Develop New Habits That Build Up Your Inner Self — As you become a stronger, more self-assured person, you'll find it easier to make new friends and encounter new situations. Try some of these strategies for self-improvement:
- Meditate on God's Word for relaxation and to ease the effects of stress on your life.
- Establish a schedule for a day, weekend or a week. Loneliness often seems more intense when we have nothing to do. Organize your time and be sure to include some outside activities.
- Start exercising regularly. Take walks around your neighborhood, a local park or a shopping mall. You'll feel better physically and emotionally.
Make the most your time alone.

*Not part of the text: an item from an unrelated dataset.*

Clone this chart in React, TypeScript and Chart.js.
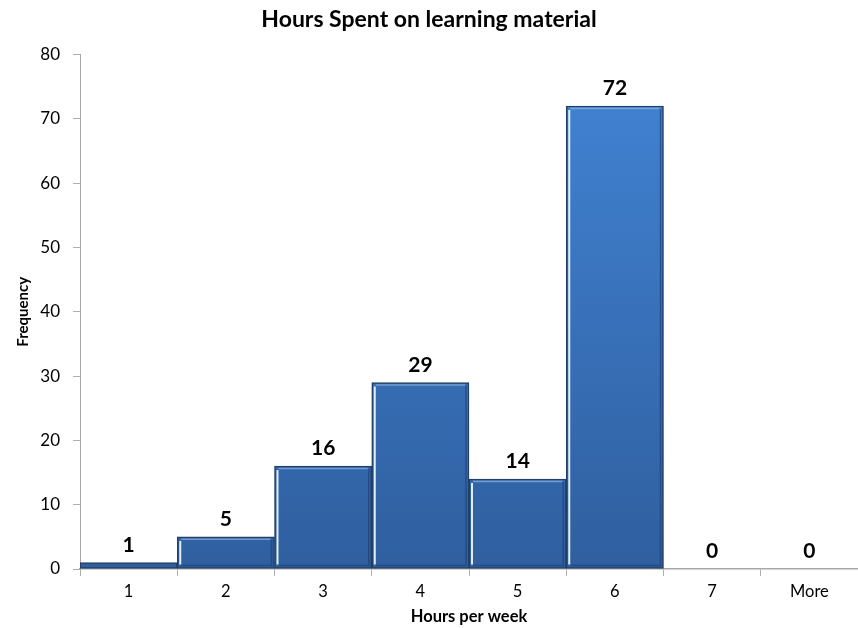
import React, { useEffect, useRef } from "react";
import { Chart, registerables } from "chart.js";

Chart.register(...registerables);

const categories = ["1", "2", "3", "4", "5", "6", "7", "More"];
const frequencies = [1, 5, 16, 29, 14, 72, 0, 0];
const yTicks = [0, 10, 20, 30, 40, 50, 60, 70, 80];

const FONT = "Lato, 'Open Sans', 'Liberation Sans', sans-serif";

const valueLabels = {
  id: "valueLabels",
  afterDatasetsDraw(chart: any) {
    const ctx = chart.ctx;
    const meta = chart.getDatasetMeta(0);
    ctx.save();
    // bevel highlights
    meta.data.forEach((bar: any, i: number) => {
      if (!frequencies[i]) return;
      const { x, y, width, base } = bar.getProps(["x", "y", "width", "base"], true);
      const left = x - width / 2;
      const right = x + width / 2;
      if (base - y > 6) {
        ctx.strokeStyle = "rgba(235,245,255,0.95)";
        ctx.lineWidth = 2;
        ctx.beginPath();
        ctx.moveTo(left + 3, y + 4);
        ctx.lineTo(left + 3, base - 4);
        ctx.stroke();
        ctx.strokeStyle = "rgba(140,180,230,0.7)";
        ctx.lineWidth = 1.5;
        ctx.beginPath();
        ctx.moveTo(left + 4, y + 2.5);
        ctx.lineTo(right - 4, y + 2.5);
        ctx.stroke();
        ctx.strokeStyle = "rgba(30,60,110,0.6)";
        ctx.beginPath();
        ctx.moveTo(right - 3, y + 3);
        ctx.lineTo(right - 3, base - 3);
        ctx.lineTo(left + 4, base - 3);
        ctx.stroke();
      }
    });
    ctx.fillStyle = "#000";
    ctx.font = `bold 21px ${FONT}`;
    ctx.textAlign = "center";
    ctx.textBaseline = "bottom";
    meta.data.forEach((bar: any, i: number) => {
      const { x, y } = bar.getProps(["x", "y"], true);
      ctx.fillText(String(frequencies[i]), x, y - 7);
    });
    ctx.restore();
  },
};

export default function App() {
  const ref = useRef<HTMLCanvasElement | null>(null);
  useEffect(() => {
    if (!ref.current) return;
    const chart = new Chart(ref.current, {
      type: "bar",
      data: {
        labels: categories,
        datasets: [
          {
            data: frequencies,
            backgroundColor: (c: any) => {
              const area = c.chart.chartArea;
              if (!area) return "#3a74c0";
              const g = c.chart.ctx.createLinearGradient(0, area.top, 0, area.bottom);
              g.addColorStop(0, "#4284d5");
              g.addColorStop(1, "#2f5f9f");
              return g;
            },
            borderColor: "#223f66",
            borderWidth: 1.5,
            borderSkipped: false,
            categoryPercentage: 1,
            barPercentage: 1,
          },
        ],
      },
      options: {
        responsive: false,
        animation: false,
        layout: { padding: { top: 0, right: 0, bottom: 0, left: 0 } },
        plugins: {
          legend: { display: false },
          tooltip: { enabled: false },
          title: {
            display: true,
            text: "Hours Spent on learning material",
            color: "#000",
            font: { family: FONT, size: 23, weight: "bold" },
            padding: { top: 6, bottom: 21 },
          },
        },
        scales: {
          x: {
            offset: true,
            grid: {
              display: true,
              offset: true,
              drawOnChartArea: false,
              drawTicks: true,
              tickLength: 7,
              color: "#b0b0b0",
            },
            border: { display: true, color: "#a8a8a8", width: 1.5 },
            ticks: {
              color: "#000",
              font: { family: FONT, size: 16.5 },
              padding: 6,
              maxRotation: 0,
            },
            title: {
              display: true,
              text: "Hours per week",
              color: "#000",
              font: { family: FONT, size: 16.5, weight: "bold" },
              padding: { top: 0, bottom: 1 },
            },
            afterFit(scale: any) {
              scale.height = 59;
            },
          },
          y: {
            min: 0,
            max: 80,
            afterBuildTicks(scale: any) {
              scale.ticks = yTicks.map((v) => ({ value: v }));
            },
            grid: {
              display: true,
              drawOnChartArea: false,
              drawTicks: true,
              tickLength: 7,
              color: "#b0b0b0",
            },
            border: { display: true, color: "#a8a8a8", width: 1 },
            ticks: {
              color: "#000",
              font: { family: FONT, size: 17 },
              padding: 13,
            },
            title: {
              display: true,
              text: "Frequency",
              color: "#000",
              font: { family: FONT, size: 15, weight: "bold" },
              padding: { top: 14, bottom: 0 },
            },
            afterFit(scale: any) {
              scale.width = 80;
            },
          },
        },
      },
      plugins: [valueLabels],
    });
    return () => chart.destroy();
  }, []);
  return (
    <div style={{ position: "fixed", left: 0, top: 0, width: 858, height: 628, background: "#fff" }}>
      <canvas ref={ref} width={858} height={628} style={{ display: "block" }} />
    </div>
  );
}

Aloneness (as opposed to loneliness) can be a very positive experience.
Aloneness, or solitude, gives us a chance to reflect on our lives, to meditate on God's will for us and to find healing for the wounds inflicted by the world.
Many experts feel that we spend too little time alone and that we would all be better off by planning regular times of solitude in our lives.
Make an Effort to Make New Friends — Often all that is required to escape loneliness is the determination to seek out a new friend. Overcoming shyness and the fear of rejection are usually the biggest obstacles to initiating a friendship. Keep the following in mind as you try to establish new relationships:
- Look for someone with whom you share a common interest.
- Take the initiative and give the person a call. Chances are that person may be looking for a friend as well.
- Build a friendship slowly. Don't overwhelm a new acquaintance with your problems and opinions. With time the openness to express feelings will develop. Give compliments and be thoughtful. Refrain from giving unsolicited advice. Be a good listener.
Consider Buying a Pet — Pets can be a wonderful source of companionship. Don't overlook the possibilities. Pets offer uncomplicated companionship and unquestioning affection. They can even become the catalyst for friendships with other pet owners.
Loneliness can be overcome. But it's up to you to take the steps necessary to break free from its grip. Ask your Heavenly Father for the courage to reach out to others and try new things. Trust Him to give you what He wants you to have — an abundant life that includes intimate and faithful friends.